What Changed: From Episcopal to Socratic

Again, the founding pastor taught in the tradition Episcopal oratory style in which he stood before the congregation and delivered his message. Although the audience was free to publically concur or dissent, comprehension of the material was a private matter. The second pastor uses the Socratic method to teach his congregants: during the main service, he teaches a concept, asks his congregants questions regarding the message, and then has them explain how the concept can be applied in their life. The pastor adopted this approach after learning about the Elaboration Likelihood Model (ELM). The pastor engages the audience to apply the message in a meaningful way on the spot – this causes members to arrive and stay alert (i.e., central processing). Furthermore, congregants are encouraged to disagree or ask questions; this includes them in the discussion, fosters mutuality, gauges laity biblical comprehension, and increases the minister's perceived credibility.


The subjects reviewed are members of SGC who volunteered to participate in a pre and post-policy implementation survey, which asked them to assess their understanding of the Bible and ability to apply its concepts to their lives.

Pre and Post-Policy Implementation Survey

There were N=10 members who participated in the survey; to ensure consistency, we polled the same participates in the post-policy implementation survey. The pre-policy survey was administered 13 days after the change in leadership and the post-policy implementation was completed in May 2011.

Organizational Health Indicator

SGC leadership also sought to determine how the change in leadership/communication styles would impact organizational health. Leadership staff decided to review the attendance-to-contribution correlation as an indicator of organizational health. They hypothesized that the group communication and leadership approach would cause (a) group members to become more financial responsible to the group’s mission and (b) reduce free-riders.


All analysis was completed using IBM SPSS statistical package (Version 19.0); this program was used to complete a one-tailed T-Test, Pearson Correlation, and OLS Liner Regression. Findings are expressed as T-obtained (t), mean (M), standard deviation (SD), p-value (p), Pearson correlation coefficient (PCC), r-squared (R2), and adjusted r-squared (AR2).

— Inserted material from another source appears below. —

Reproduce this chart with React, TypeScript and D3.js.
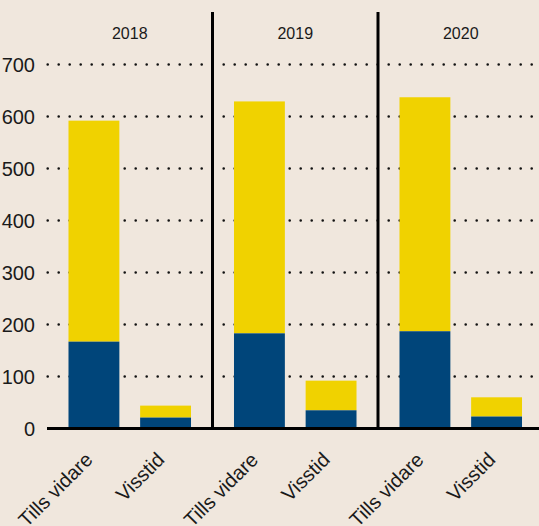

Biblical Knowledge Application Survey

Again, the group was polled to determine if they had trouble understanding and applying scripture and its context to their lives. The respondent answered either “Yes” or “No” to the questions; the variables were coded “1” if the respondent had difficulty or a “0” if they did not. A one-tailed T-Test was completed to determine if the new policy aided in the respondent’s ability to understand and apply scripture.

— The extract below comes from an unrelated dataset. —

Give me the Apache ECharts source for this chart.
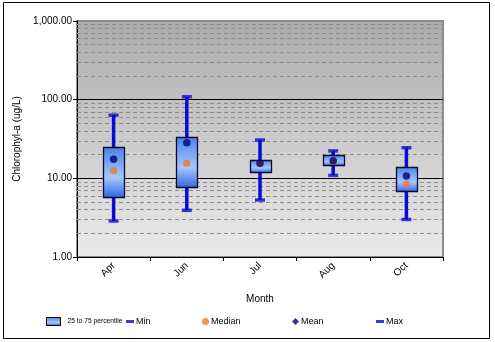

Organization Health Indicator: Attendance-to-Contribution Correlation

To determine the attendance-to-contribution correlation, members' service attendance data was merged with the their contribution data. More specifically, the data was housed in a Microsoft (MS) Access database; queries were created to sum the total number of services attended for each member per year from 2008 through 2010. A similar query was created to sum the total number of contributions5 for each member per year from 2008 through 2010. The two queries were liked via a third MS Access query, exported to MS Excel, and imported into SPSS. Because both variables are continuous, we completed a Pearson Correlation Test to determine if the total number of services attended correlated with the total number of times a member financially contributed to the church per year. Using the same dataset, an OLS linear regression was completed to determine to what extent the total number of contributions could be predicted by the total number of services attended for each member per year. This provides an indication of the degree to which free-riders were reduced. As stated previously, the results of each test were significant and therefore supports this research's hypotheses.

IV. Results

Increase In Biblical Knowledge

Again, a one-tailed T-Test was completed to determine if there was an increase in parishioners' understanding and life application of biblical concepts via the pastor's implementation of ELM and group communication ideals. Analysis of the respondents’ answers pre and post-implementation holds that the respondent was significantly more likely to feel that s/he could understand and apply scripture post implementation (M=.1579, SD=.37463) than pre-implementation (M=.6316, SD=.49559), t(18) = 4.166, p=.001).

Organizational Health Indicator

SGC leadership decided to review the attendance-to-contribution correlation as an indicator of organizational health, the results are compelling; see Table 1.

Table 1: SGC Attendance to Contribution Correlation6
Year R2 AR2 Regression P-Value PCC Pearson Correlation P-Value
2008 0.068 -0.025 0.414 0.414
2009 0.516 0.468 0.009 0.718 0.01
2010 0.958 0.943 0.004 0.979 0.01

Using a Pearson Correlation Test, in 2009 there was marked improvement raising the PCC from .414 to .718 –strong—where p=.01. In 2010, laity education demands continued and the model sustained statistical significance using regression analysis. Reviewing AR2 from 2008 to 2010, the prediction between the total attendance and contributions rose from 0 to 94 percent. Furthermore, the PCC is .979, almost a perfect one-to-one relationship. Due to SGC’s implementation of their ELM and group communication policy, free-riders significantly decreased, and a profound increase was seen in parishioners' confidence in their ability to understand and apply biblical knowledge.